The range is wide – conservative assumptions based on this formula yield roughly $1 trillion, while a bull case approaches $5 trillion. But even the conservative case is transformational. 

The important structural point is that this pricing model anchors against labor costs, not software budgets. Those are 10- to 50x different in scale, which is why the transition from per-seat to consumption pricing is the single most important business model evolution to watch in enterprise AI.

Physical AI and Robotics: The Next Multi-Trillion-Dollar Market

If the knowledge work numbers made you pause, the physical labor numbers will leave you stunned.

There are approximately 3 billion physical workers globally – in manufacturing, construction, agriculture, logistics, warehousing, transportation, food service, and healthcare delivery. Their all-in yearly pay averages roughly $13,000 globally (blending $45K developed-market workers with $8K developing-market workers), implying a total global physical labor cost of approximately $39 trillion annually. That’s larger than the knowledge work cohort.

Up to this point, we’ve been talking about software replacing thought. The next phase is software directing motion.

Physical AI means models that don’t just generate text – they control machines, becoming the “brains” of robots. Robot-as-a-Service – where vendors lease the integrated hardware/software system rather than sell it outright – is already the emerging commercial model, as shown by Figure AI‘s deals with BMW, Amazon’s warehouse robotics buildout, and Tesla‘s (TSLA) Optimus program. 

We are in the early innings of what becomes a $4- to $5 trillion annual revenue stream at maturity, assuming realistic penetration of roughly 40% of automatable physical work over 20 years.

This vertical has a different gating factor than the others. It’s less about core model capability – which is advancing rapidly – and more about hardware cost curves. Humanoid robots need to reach roughly $15- to $20,000 per unit for the economics to work broadly. Currently, they’re at $20- to $30,000 and falling. History suggests hardware cost curves are not to be bet against. 

For example, industrial robot arms cost over $100,000 in the early 2000s; today, collaborative bots from companies like Universal Robots can be deployed for under $30,000.

Solar module costs have fallen more than 90% over the past two decades. Lithium-ion battery costs have dropped nearly 85% since 2010.

Hardware cost curves compound faster than most analysts model.

AI Total Addressable Market: A $7 Trillion Opportunity

Now, if we combine our estimates for each of these three revenue vectors…

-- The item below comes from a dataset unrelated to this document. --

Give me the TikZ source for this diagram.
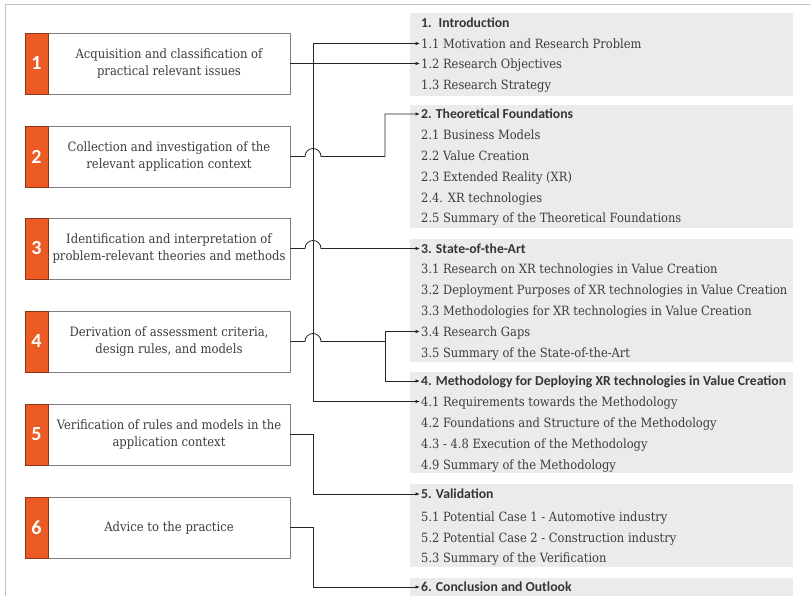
\documentclass[tikz,border=0pt]{standalone}
\usepackage{fontspec}
\setmainfont{DejaVu Serif}[FakeStretch=0.9]
\newfontfamily\headfont{Carlito}
\usetikzlibrary{arrows.meta}

\definecolor{accent}{HTML}{EC5B24}
\definecolor{accentdark}{HTML}{8A3515}
\definecolor{panelgray}{HTML}{EBEBEB}
\definecolor{ink}{HTML}{3C3C3C}
\definecolor{headink}{HTML}{353535}
\definecolor{boxline}{HTML}{7F7F7F}
\definecolor{framegray}{HTML}{C4C4C4}

\begin{document}
\begin{tikzpicture}[x=1pt,y=-1pt,
  stepbox/.style={draw=boxline, line width=0.8pt, fill=white,
    minimum width=242pt, minimum height=61pt, inner sep=0pt,
    align=center, text=ink, font=\fontsize{12.9}{17}\selectfont},
  numbox/.style={draw=accentdark, line width=0.6pt, fill=accent,
    minimum width=23pt, minimum height=61pt, inner sep=0pt,
    text=white, font=\headfont\bfseries\fontsize{20}{20}\selectfont},
  itemtext/.style={anchor=west, inner sep=0pt, text height=12pt, text depth=2.7pt,
    text=ink, font=\fontsize{12.75}{17}\selectfont},
  headtext/.style={anchor=west, inner sep=0pt, text height=12pt, text depth=2.7pt,
    text=headink, font=\headfont\bfseries\fontsize{13.7}{16}\selectfont},
  conn/.style={draw=black!85, line width=0.8pt},
  arr/.style={conn, -{Latex[length=4.5pt,width=3.6pt]}, shorten >=1pt},
  panel/.style={fill=panelgray, draw=none}
]
\useasboundingbox (0,0) rectangle (810,596);

% outer frame
\draw[framegray, line width=1pt] (5,600) -- (5,5) -- (812,5);

% chapter panels
\path[panel] (410,13)  rectangle (793,96);
\path[panel] (410,105) rectangle (793,228);
\path[panel] (410,239) rectangle (793,362);
\path[panel] (410,372) rectangle (793,473);
\path[panel] (410,484) rectangle (793,567);
\path[panel] (410,578) rectangle (793,600);

% chapter contents
\node[headtext] (t1)  at (421,23)    {1.\enspace Introduction};
\node[itemtext] (t11) at (421,43.5)  {1.1 Motivation and Research Problem};
\node[itemtext] (t12) at (421,63.5)  {1.2 Research Objectives};
\node[itemtext] (t13) at (421,85)    {1.3 Research Strategy};

\node[headtext] (t2)  at (421,114)   {2. Theoretical Foundations};
\node[itemtext] (t21) at (421,135)   {2.1 Business Models};
\node[itemtext] (t22) at (421,156)   {2.2 Value Creation};
\node[itemtext] (t23) at (421,177)   {2.3 Extended Reality (XR)};
\node[itemtext] (t24) at (421,197.5) {2.4. XR technologies};
\node[itemtext] (t25) at (421,218)   {2.5 Summary of the Theoretical Foundations};

\node[headtext] (t3)  at (421,248.5) {3. State-of-the-Art};
\node[itemtext] (t31) at (421,269)   {3.1 Research on XR technologies in Value Creation};
\node[itemtext] (t32) at (421,290)   {3.2 Deployment Purposes of XR technologies in Value Creation};
\node[itemtext] (t33) at (421,311)   {3.3 Methodologies for XR technologies in Value Creation};
\node[itemtext] (t34) at (421,331.5) {3.4 Research Gaps};
\node[itemtext] (t35) at (421,352.5) {3.5 Summary of the State-of-the-Art};

\node[headtext] (t4)  at (421,381)   {4. Methodology for Deploying XR technologies in Value Creation};
\node[itemtext] (t41) at (421,401.5) {4.1 Requirements towards the Methodology};
\node[itemtext] (t42) at (421,423)   {4.2 Foundations and Structure of the Methodology};
\node[itemtext] (t43) at (421,444)   {4.3 - 4.8 Execution of the Methodology};
\node[itemtext] (t49) at (421,465)   {4.9 Summary of the Methodology};

\node[headtext] (t5)  at (421,494)   {5. Validation};
\node[itemtext] (t51) at (421,516.5) {5.1 Potential Case 1 - Automotive industry};
\node[itemtext] (t52) at (421,537.5) {5.2 Potential Case 2 - Construction industry};
\node[itemtext] (t53) at (421,558)   {5.3 Summary of the Verification};

\node[headtext] (t6)  at (421,587)   {6. Conclusion and Outlook};

% research steps
\node[stepbox] (s1) at (169,63.5)  {Acquisition and classification of\\practical relevant issues};
\node[stepbox] (s2) at (169,156.5) {Collection and investigation of the\\relevant application context};
\node[stepbox] (s3) at (169,248.5) {Identification and interpretation of\\problem-relevant theories and methods};
\node[stepbox] (s4) at (169,341.5) {Derivation of assessment criteria,\\design rules, and models};
\node[stepbox] (s5) at (169,434.5) {Verification of rules and models in the\\application context};
\node[stepbox] (s6) at (169,527.5) {Advice to the practice};

\node[numbox] (n1) at (36.5,63.5)  {1};
\node[numbox] (n2) at (36.5,156.5) {2};
\node[numbox] (n3) at (36.5,248.5) {3};
\node[numbox] (n4) at (36.5,341.5) {4};
\node[numbox] (n5) at (36.5,434.5) {5};
\node[numbox] (n6) at (36.5,527.5) {6};

% routing columns
\coordinate (spine) at (313,0);
\coordinate (bus)   at (385,0);

% step 1 feeds 1.1, 1.2 and 4.1
\draw[arr] (s1.east) -- (t12.west);
\draw[arr] (s1.east -| spine) |- (t11.west);
\draw[arr] (s1.east -| spine) |- (t41.west);

% step 2 hops over the spine to chapter 2
\draw[arr] (s2.east) -- ([xshift=-8pt]s2.east -| spine)
  arc[start angle=180, end angle=0, radius=8pt]
  -- (s2.east -| bus) |- (t2.west);

% step 3 hops over the spine to chapter 3
\draw[arr] (s3.east) -- ([xshift=-8pt]s3.east -| spine)
  arc[start angle=180, end angle=0, radius=8pt]
  -- (t3.west);

% step 4 hops over the spine, then splits to 3.4 and chapter 4
\draw[conn] (s4.east) -- ([xshift=-8pt]s4.east -| spine)
  arc[start angle=180, end angle=0, radius=8pt]
  -- (s4.east -| bus) coordinate (j4);
\draw[arr] (j4) |- (t34.west);
\draw[arr] (j4) |- (t4.west);

% steps 5 and 6
\draw[arr] (s5.east) -- (s5.east -| spine) |- (t5.west);
\draw[arr] (s6.east) -- (s6.east -| spine) |- (t6.west);
\end{tikzpicture}
\end{document}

We arrive at a more conservative annual total of $7 trillion – nearly 10x what hyperscalers will spend on AI-related capex this year.

Let’s Talk AI Margins… 

Yet, revenue is only half the story. What matters to investors is profit. And AI businesses – like all businesses – have costs. So, let’s be realistic about margins across those three vectors.

Consumer AI is largely a software business at scale. Inference costs are falling roughly 10x every 12 to 18 months as hardware improves and efficiency compounds. At maturity, consumer AI margins should converge toward that of mature software economics, around 50- to 60% operating margins. This is where Microsoft Azure runs and roughly where Google’s mature products operate.

Knowledge work enterprise AI sits at 35- to 45%: higher compute costs than the consumer vector (because complex enterprise queries run longer) but still a software business without major physical cost structures.

Physical work/RaaS is structurally different. Robots depreciate, require maintenance, consume energy, and need field service teams. This looks more like an industrial leasing business at 20- to 30% operating margins – still strong but not like software.

Blended across the $7 trillion revenue base (weighted heavily toward the physical work vertical which dominates at maturity): approximately 32% operating margin. Apply a 21% corporate tax rate, and you arrive at roughly $1.77 trillion in annual after-tax operating profit at full maturity.

For context, the entire S&P 500 currently generates roughly $1.5 trillion in annual after-tax earnings. The AI stack, at maturity, could generate more than that – perhaps concentrated among just a handful of companies.